Foi com um dos grandes mestres do ensino do basquetebol, o Professor Hermínio Barreto, que no longínquo ano de 2000 aprendi, que na fase de iniciação do jogo, deveríamos dar espaço ao conceito de proteção ao portador da bola.
Ainda me lembro da metáfora que o saudoso professor utilizou para explicar a proteção ao portador da bola. Se nós queremos que uma criança ou um jovem comece a interessar-se e a entusiasmar-se pela pesca, devemos levá-lo a um lugar onde a probabilidade de apanhar um peixe seja elevada.
De outra forma, se a criança estiver a tarde inteira sem apanhar um peixe, nem sentir o peixe picar o isco, certamente não vai querer voltar. Desta metáfora, não podemos nem devemos concluir, que as crianças não têm também que saber lidar com o insucesso. Saber lidar com as adversidades é um ato de inteligência. Encontrar o equilíbrio é uma boa forma de aprendizagem, que é certamente o mais importante para quem ensina e que está a aprender o que quer que seja.

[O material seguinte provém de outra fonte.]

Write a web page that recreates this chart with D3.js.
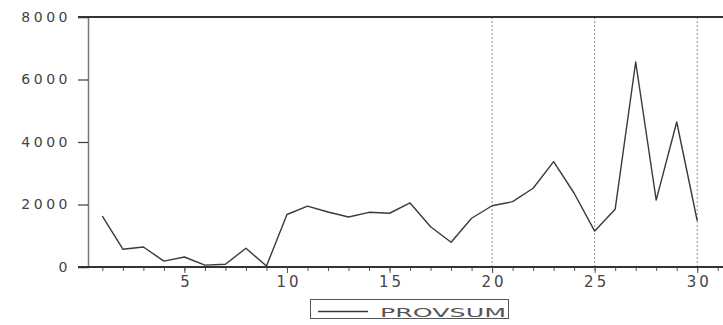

Que fique claro que estamos a falar apenas da fase de iniciação, da fase em que a criança ainda dificilmente domina o que é essencial para poder jogar. Contudo, uma vez mais, uma coisa é o que o professor disse e a outra é como foi interpretada. Quando para interpretar o pensamento do professor de uma forma simplificada dizemos a uma criança não podes roubar a bola, erro que também cometi, mas rapidamente compreendi, que a comunicação sobre a proteção ao portador da bola não poderia ser essa. Essa forma de comunicação pode tornar os defensores passivos, algo que é errado.
O que eu passei a dizer para o defensor foi, tens de impedir que o atacante, que estás a defender, passe por ti e vá para o cesto, passe a bola ou lance ao cesto, mas não podes arrancar a bola das suas mãos. Com estas indicações a criança aprende muito mais sobre a forma de defender, do que simplesmente poder tirar a bola a quem ainda tem poucos fundamentos.
Pego na metáfora do professor para narrar uma situação que presenciei no exercício das minhas funções como diretor técnico nacional do minibásquete. Para não susceptibilizar ninguém, não vou mencionar nem o local nem os clubes envolvidos. Há muitos anos fui convidado por uma associação para ir assistir a uma concentração de minibásquete destinada a Mini-12.
Num determinado jogo, de um lado estava um clube referência, com largas tradições no minibásquete com uma equipa com praticantes já com diversos anos e do outro lado estava uma equipa duma escola, que pela primeira vez estava a participar numa atividade de minibásquete. Escusado será dizer que o jogo se limitava a ser uma criança a tentar meter a bola em campo e outra a roubar a bola e a lançar ao cesto. Durante largos períodos do jogo só aqueles dois tocavam na bola e nas raras vezes que o jogador da equipa da escola conseguia meter a bola em campo, logo um dos adversários roubava-lhe de imediato a bola.
A estória tem mais particularidades que nos deviam fazer refletir, mas para não me alongar vou dizer como, face àquele quadro profundamente constrangedor, agi. Perguntei aos dois treinadores se podia ser eu a arbitrar. Com a anuência de ambos os treinadores informei todos os participantes no jogo, que tinham que impedir que o adversário fosse para o cesto, tinham de conseguir interceptar passes e levantar as mãos, quando havia tentativas de lançar ao cesto. Face às novas regras a equipa da escola conseguiu algumas vezes chegar ao cesto contrário e conseguiu sem nunca ter marcado, por vezes, lançar ao cesto.
O jogo terminou mais de cem a zero e no final perguntei ao treinador da equipa mais forte em que situação é que os seus jogadores tinham aprendido mais do jogo.Na fase em que o jogo, no fundo não era jogo, os adversários nem conseguiam repor a bola, ou quando comecei a arbitrar o jogo. A resposta foi na segunda situação, mas que no quadro anterior teria ganho por muito mais e as crianças gostam de bater recordes. A minha resposta sim é verdade, mas nesse caso não me podes vir dizer que a tua principal preocupação é ensinar.
Eu bem sei que este é um caso extremo, mas com esta pequena estória só quero realçar que conceitos, como o roubo da bola em todas as circunstâncias e a todo o custo encarados como única forma de ensino do jogo e descontextualizados, podem levar a situações em que praticamente não existe aprendizagem para ambas as equipas. Já ouvi António Carrillo dizer: No minibasquete os treinadores devem ser responsáveis por todas as crianças em campo, as da sua equipa e as da equipa adversária. Se a memória não me falha, a equipa da escola deixou de participar nas atividades de mini.